▶ _Goal_: Find the lines containing the word "that" and copy every one of them.

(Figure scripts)

======

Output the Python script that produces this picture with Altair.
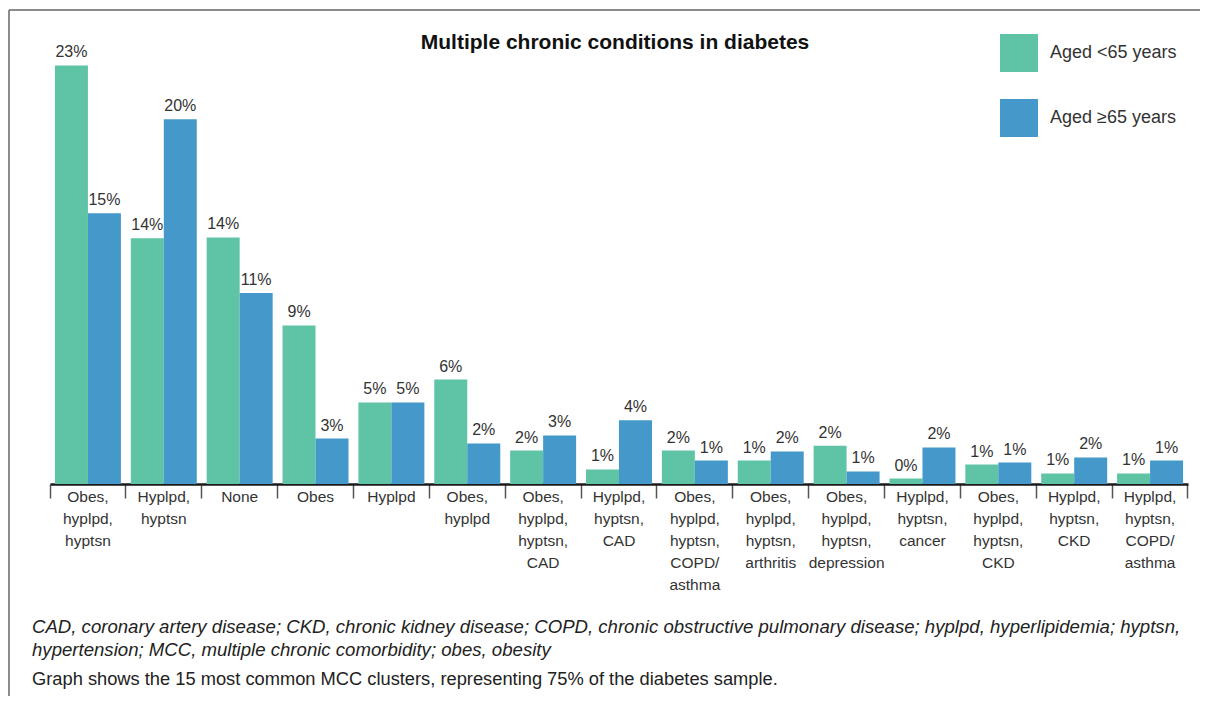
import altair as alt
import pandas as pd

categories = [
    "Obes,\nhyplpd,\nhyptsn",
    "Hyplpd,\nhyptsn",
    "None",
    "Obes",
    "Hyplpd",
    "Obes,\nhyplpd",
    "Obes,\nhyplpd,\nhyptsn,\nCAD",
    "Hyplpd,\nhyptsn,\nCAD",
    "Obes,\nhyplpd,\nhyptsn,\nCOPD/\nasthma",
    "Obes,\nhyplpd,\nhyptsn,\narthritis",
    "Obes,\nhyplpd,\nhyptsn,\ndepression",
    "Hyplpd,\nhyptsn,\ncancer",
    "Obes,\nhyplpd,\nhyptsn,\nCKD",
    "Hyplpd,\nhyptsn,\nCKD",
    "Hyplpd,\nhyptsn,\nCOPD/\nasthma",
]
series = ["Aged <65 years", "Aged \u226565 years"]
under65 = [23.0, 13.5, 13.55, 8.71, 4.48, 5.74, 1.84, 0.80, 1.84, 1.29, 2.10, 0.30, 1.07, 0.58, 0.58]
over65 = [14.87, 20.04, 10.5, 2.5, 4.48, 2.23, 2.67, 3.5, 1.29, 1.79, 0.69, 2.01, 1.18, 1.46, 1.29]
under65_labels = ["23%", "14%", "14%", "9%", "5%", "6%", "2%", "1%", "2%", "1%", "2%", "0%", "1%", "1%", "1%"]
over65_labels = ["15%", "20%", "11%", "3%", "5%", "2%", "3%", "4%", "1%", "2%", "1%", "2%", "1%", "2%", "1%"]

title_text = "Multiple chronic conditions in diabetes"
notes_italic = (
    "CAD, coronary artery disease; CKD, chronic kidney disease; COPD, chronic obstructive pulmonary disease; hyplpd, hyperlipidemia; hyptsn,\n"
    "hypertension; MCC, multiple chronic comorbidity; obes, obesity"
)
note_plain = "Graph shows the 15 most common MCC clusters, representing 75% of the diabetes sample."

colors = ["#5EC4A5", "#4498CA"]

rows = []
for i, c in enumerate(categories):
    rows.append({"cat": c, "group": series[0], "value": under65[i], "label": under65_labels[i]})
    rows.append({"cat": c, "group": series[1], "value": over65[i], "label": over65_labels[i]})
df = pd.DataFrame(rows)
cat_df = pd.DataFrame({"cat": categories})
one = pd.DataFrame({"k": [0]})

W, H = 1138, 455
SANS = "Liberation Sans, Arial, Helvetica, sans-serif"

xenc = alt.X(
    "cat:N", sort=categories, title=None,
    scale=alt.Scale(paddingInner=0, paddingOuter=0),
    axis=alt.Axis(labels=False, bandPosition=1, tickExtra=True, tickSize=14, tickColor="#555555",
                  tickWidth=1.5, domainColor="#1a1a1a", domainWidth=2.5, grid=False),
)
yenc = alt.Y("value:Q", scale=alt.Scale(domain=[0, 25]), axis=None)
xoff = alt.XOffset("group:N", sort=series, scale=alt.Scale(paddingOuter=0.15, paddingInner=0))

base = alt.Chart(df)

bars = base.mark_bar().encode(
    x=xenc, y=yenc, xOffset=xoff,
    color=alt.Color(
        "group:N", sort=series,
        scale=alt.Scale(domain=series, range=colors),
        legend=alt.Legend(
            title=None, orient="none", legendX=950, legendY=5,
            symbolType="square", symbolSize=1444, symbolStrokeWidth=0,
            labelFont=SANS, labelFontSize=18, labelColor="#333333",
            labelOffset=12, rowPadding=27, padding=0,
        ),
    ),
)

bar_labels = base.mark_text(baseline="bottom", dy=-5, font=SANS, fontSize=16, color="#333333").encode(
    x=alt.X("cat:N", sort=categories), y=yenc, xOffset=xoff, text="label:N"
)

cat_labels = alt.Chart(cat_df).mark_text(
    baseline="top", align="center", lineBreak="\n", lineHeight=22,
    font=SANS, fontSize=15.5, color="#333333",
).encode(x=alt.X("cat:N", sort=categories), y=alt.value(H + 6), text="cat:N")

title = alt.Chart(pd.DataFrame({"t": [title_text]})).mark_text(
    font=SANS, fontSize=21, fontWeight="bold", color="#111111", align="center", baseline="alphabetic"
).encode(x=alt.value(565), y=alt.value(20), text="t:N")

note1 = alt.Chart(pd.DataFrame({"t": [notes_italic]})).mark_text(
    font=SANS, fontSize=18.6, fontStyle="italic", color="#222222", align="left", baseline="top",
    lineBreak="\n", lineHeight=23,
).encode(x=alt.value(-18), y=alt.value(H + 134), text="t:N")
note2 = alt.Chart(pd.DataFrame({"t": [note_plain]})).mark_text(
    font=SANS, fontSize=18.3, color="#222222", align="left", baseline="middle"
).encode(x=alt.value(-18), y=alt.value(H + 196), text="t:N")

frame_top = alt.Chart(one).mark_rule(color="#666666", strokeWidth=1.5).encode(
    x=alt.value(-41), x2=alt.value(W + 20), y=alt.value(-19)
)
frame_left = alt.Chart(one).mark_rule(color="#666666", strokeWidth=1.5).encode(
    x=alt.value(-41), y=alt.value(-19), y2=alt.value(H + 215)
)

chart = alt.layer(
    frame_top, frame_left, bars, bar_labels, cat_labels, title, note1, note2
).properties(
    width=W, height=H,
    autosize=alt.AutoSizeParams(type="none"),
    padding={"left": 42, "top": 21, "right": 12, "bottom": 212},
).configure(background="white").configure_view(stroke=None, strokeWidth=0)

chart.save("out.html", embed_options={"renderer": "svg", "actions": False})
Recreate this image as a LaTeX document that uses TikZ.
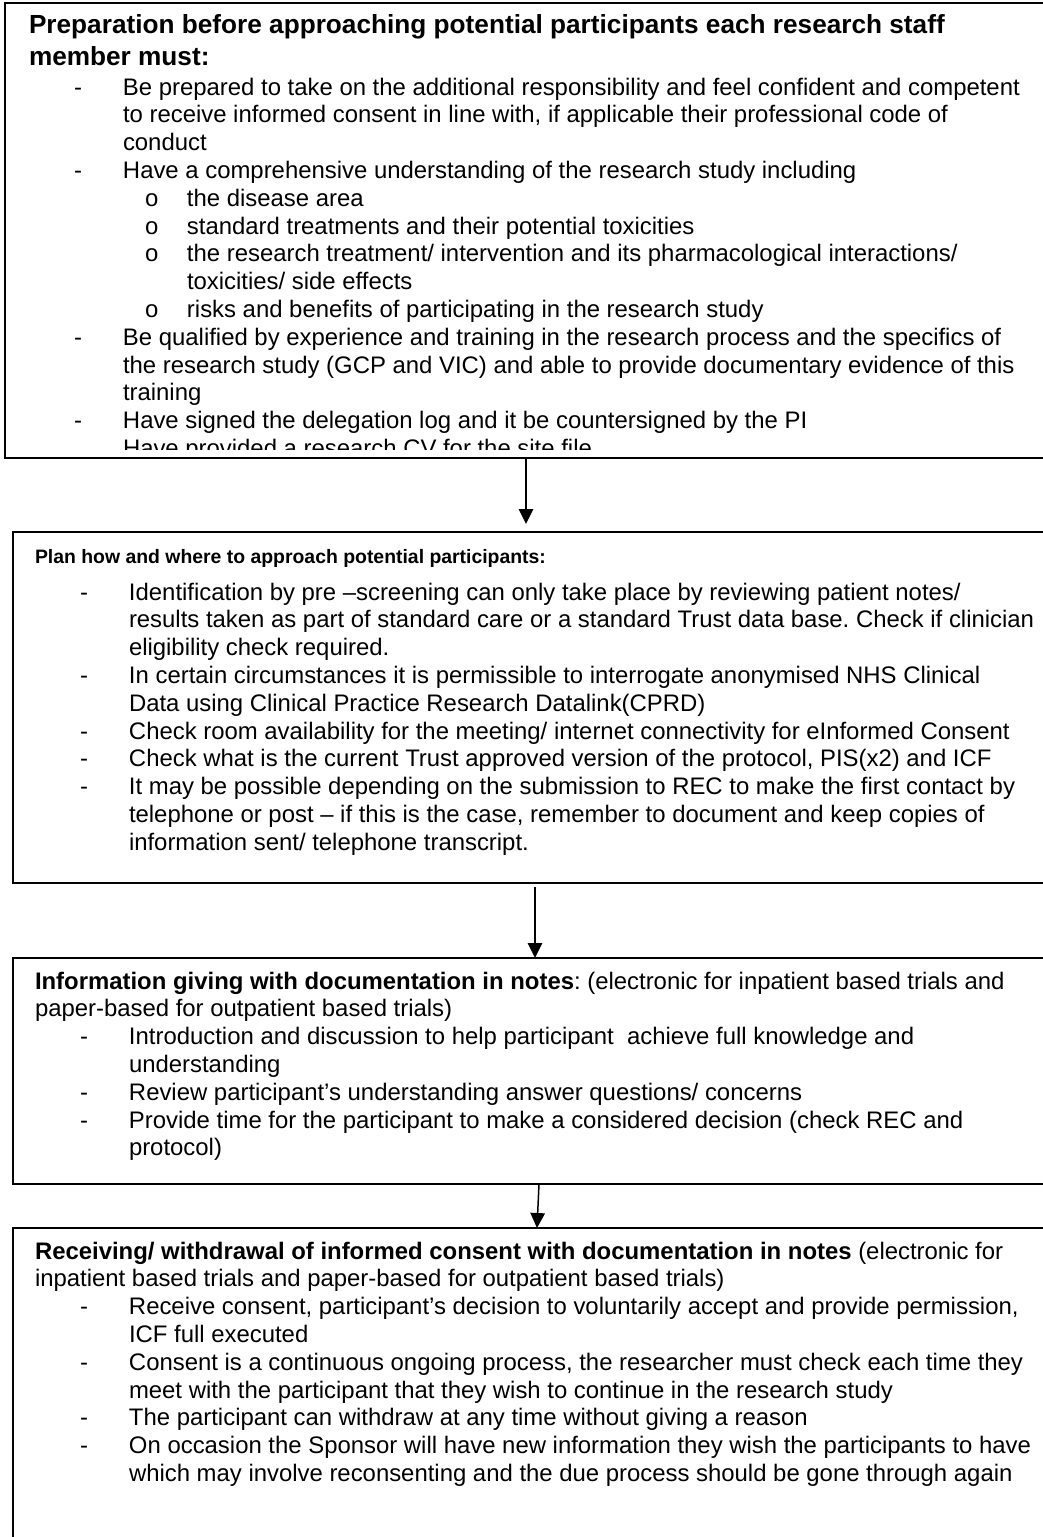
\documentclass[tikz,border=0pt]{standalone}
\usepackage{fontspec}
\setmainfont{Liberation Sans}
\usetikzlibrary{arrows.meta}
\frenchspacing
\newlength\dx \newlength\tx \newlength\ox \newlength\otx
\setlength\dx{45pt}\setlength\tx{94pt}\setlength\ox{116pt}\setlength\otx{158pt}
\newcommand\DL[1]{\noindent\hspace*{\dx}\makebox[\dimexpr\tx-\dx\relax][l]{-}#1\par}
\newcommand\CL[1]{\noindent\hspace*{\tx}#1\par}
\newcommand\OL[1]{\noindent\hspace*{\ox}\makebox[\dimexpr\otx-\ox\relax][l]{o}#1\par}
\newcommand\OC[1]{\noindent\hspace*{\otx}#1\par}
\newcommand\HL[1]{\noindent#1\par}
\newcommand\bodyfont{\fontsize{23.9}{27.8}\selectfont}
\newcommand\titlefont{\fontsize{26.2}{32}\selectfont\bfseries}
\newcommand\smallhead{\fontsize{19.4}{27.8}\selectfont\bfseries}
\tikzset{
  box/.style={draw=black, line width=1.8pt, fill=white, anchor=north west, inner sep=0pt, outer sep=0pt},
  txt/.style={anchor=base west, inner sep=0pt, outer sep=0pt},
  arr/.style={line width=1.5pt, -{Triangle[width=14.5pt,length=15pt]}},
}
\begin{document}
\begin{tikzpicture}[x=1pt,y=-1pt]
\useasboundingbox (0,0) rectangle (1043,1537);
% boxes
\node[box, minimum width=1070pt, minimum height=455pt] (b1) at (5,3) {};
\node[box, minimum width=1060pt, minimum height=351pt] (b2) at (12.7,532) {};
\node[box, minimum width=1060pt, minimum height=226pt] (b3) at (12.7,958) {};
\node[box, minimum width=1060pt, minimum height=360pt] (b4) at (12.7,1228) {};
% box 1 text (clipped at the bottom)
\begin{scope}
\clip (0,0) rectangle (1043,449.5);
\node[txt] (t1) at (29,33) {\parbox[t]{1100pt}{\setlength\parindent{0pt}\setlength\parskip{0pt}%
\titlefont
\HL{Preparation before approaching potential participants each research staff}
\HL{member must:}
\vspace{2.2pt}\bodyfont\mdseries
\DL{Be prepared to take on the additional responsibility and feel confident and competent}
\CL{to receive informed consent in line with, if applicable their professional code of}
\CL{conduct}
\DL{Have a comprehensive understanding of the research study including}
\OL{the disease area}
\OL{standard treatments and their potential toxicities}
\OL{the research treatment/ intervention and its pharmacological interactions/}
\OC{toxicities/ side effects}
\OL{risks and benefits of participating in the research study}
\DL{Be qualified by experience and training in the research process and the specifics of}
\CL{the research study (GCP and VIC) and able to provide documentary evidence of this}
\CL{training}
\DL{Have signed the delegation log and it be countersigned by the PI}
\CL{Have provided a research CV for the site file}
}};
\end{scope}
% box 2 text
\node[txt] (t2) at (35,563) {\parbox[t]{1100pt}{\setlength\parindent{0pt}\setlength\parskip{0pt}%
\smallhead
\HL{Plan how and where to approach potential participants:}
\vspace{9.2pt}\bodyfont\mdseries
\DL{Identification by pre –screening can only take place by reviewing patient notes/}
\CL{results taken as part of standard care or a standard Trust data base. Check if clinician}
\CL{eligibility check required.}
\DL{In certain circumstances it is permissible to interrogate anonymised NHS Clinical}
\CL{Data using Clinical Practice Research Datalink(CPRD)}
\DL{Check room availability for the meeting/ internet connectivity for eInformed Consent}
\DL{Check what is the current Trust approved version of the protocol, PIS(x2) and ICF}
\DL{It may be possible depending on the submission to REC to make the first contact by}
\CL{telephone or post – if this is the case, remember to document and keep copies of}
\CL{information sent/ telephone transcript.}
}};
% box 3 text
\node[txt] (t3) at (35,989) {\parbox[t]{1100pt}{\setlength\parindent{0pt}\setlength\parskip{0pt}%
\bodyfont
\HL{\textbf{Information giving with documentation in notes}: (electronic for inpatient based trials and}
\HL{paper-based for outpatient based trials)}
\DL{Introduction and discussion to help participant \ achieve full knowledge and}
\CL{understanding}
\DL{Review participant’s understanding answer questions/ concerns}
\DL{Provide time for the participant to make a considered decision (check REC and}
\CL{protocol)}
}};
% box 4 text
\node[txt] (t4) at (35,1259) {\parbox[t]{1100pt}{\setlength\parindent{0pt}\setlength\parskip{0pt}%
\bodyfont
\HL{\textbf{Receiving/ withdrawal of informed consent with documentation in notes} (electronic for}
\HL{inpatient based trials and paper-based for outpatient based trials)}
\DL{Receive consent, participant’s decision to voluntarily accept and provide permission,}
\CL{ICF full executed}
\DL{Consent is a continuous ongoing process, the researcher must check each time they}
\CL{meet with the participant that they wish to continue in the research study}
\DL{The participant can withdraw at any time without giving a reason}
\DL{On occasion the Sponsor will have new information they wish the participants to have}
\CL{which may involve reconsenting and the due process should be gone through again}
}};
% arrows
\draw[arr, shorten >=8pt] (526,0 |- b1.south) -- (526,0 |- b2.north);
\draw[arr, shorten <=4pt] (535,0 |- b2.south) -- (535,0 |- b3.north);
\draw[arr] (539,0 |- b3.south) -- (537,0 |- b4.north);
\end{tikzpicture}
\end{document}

======

▶ _Solution_:
Output the Python script that produces this picture with Altair.
Recreate this image as a LaTeX document that uses TikZ.
\CL{meet with the participant that they wish to continue in the research study}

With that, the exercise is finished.